D’estate si andava a vendere la frutta

contadine

Nei mesi estivi, se la frutta abbondava, il contadino si alzava all’alba per raccogliere quella matura, prima che uccelli e insetti iniziassero il banchetto. Con le prugne riempiva a metà due bigonce mettendole a strati sovrapposti, intervallati da ramoscelli con foglie per impedirne lo schiacciamento, poi le caricava sull’asina, mettendoci sopra un paio di grandi canestre di vimini piene di fichi, ricoperte con grandi foglie di scarsellone (farfaraccio) per preservarle dalle voraci vespe.

Fatto ciò, la donna più anziana della famiglia, in genere la nonna, prendeva con sé un nipote per compagnia, lo metteva a cavalcioni sul basto, vi appendeva anche la bilancia e via a piedi per raggiungere il paese o la città vicina.
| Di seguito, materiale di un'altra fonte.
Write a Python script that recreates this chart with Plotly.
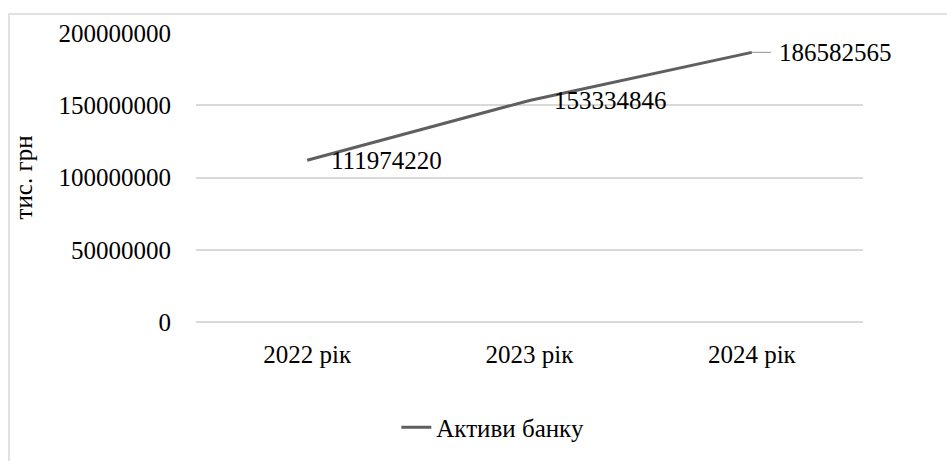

E allora erano grida a squarciagola per richiamare le massaie alle compere: Ficheee…femmeneeee – e giù risate e sberleffi da parte dei vecchi seduti lungo la strada a godere del fresco mattutino.
Attirata l’attenzione, il repertorio cambiava: Ficore e brugnuli, femmene…frischi, frischi, appena cordi (Fichi e prugne, donne… freschi, freschi, appena colti).
In risposta alle grida c’era chi si affacciava alla finestra e chiedeva il prezzo (e chi, uditolo rispondeva: Magnatele) e chi scendeva dai tortuosi vicoli lacustri dell’abitato di Piediluco, con una mano in tasca a proteggere il borsellino degli spiccioli e l’altra infilata nei manici della capace sporta. C’era chi portava un canestro e chi il vassoio di legno detto capistìu, per sistemare al meglio la frutta da acquistare.

Si contrattava sul prezzo ritenuto sempre troppo alto, ma alla fine non si poteva resistere dal comprare, dopo aver debitamente assaggiato le fresche prugne e i dolcissimi fichi.
A vendita terminata, la nonna si accostava al cocomeraio chiedendo una bella fetta di cocomero da una lira (!) per il nipote. Co’ ‘na lira te pozzo dà solo quarche seme, nonnetta mia, rispondeva ridendo il venditore. Guastave a vui e le lire! ‘Na vòrda ‘na fetta costava du’ sòrdi! (Accidenti a voi e alle lire! Una volta una fetta costava due soldi!).

Dopo aver convenuto il nuovo prezzo in lire -Costa più ‘na fetta de cocommeru che ’n chilu de brugnuli!- il nipote finalmente poteva assaporare la succosa fetta rossa come premio, poiché si era dato da fare a riscuotere e a dare il resto, visto che l’antenata aveva più dimestichezza con i centesimi anteguerra che con le lire.
Anche oggi c’è chi vorrebbe abbandonare l’euro e tornare indietro alla lira, non per difficoltà a dare il resto ma solo per miopia politica.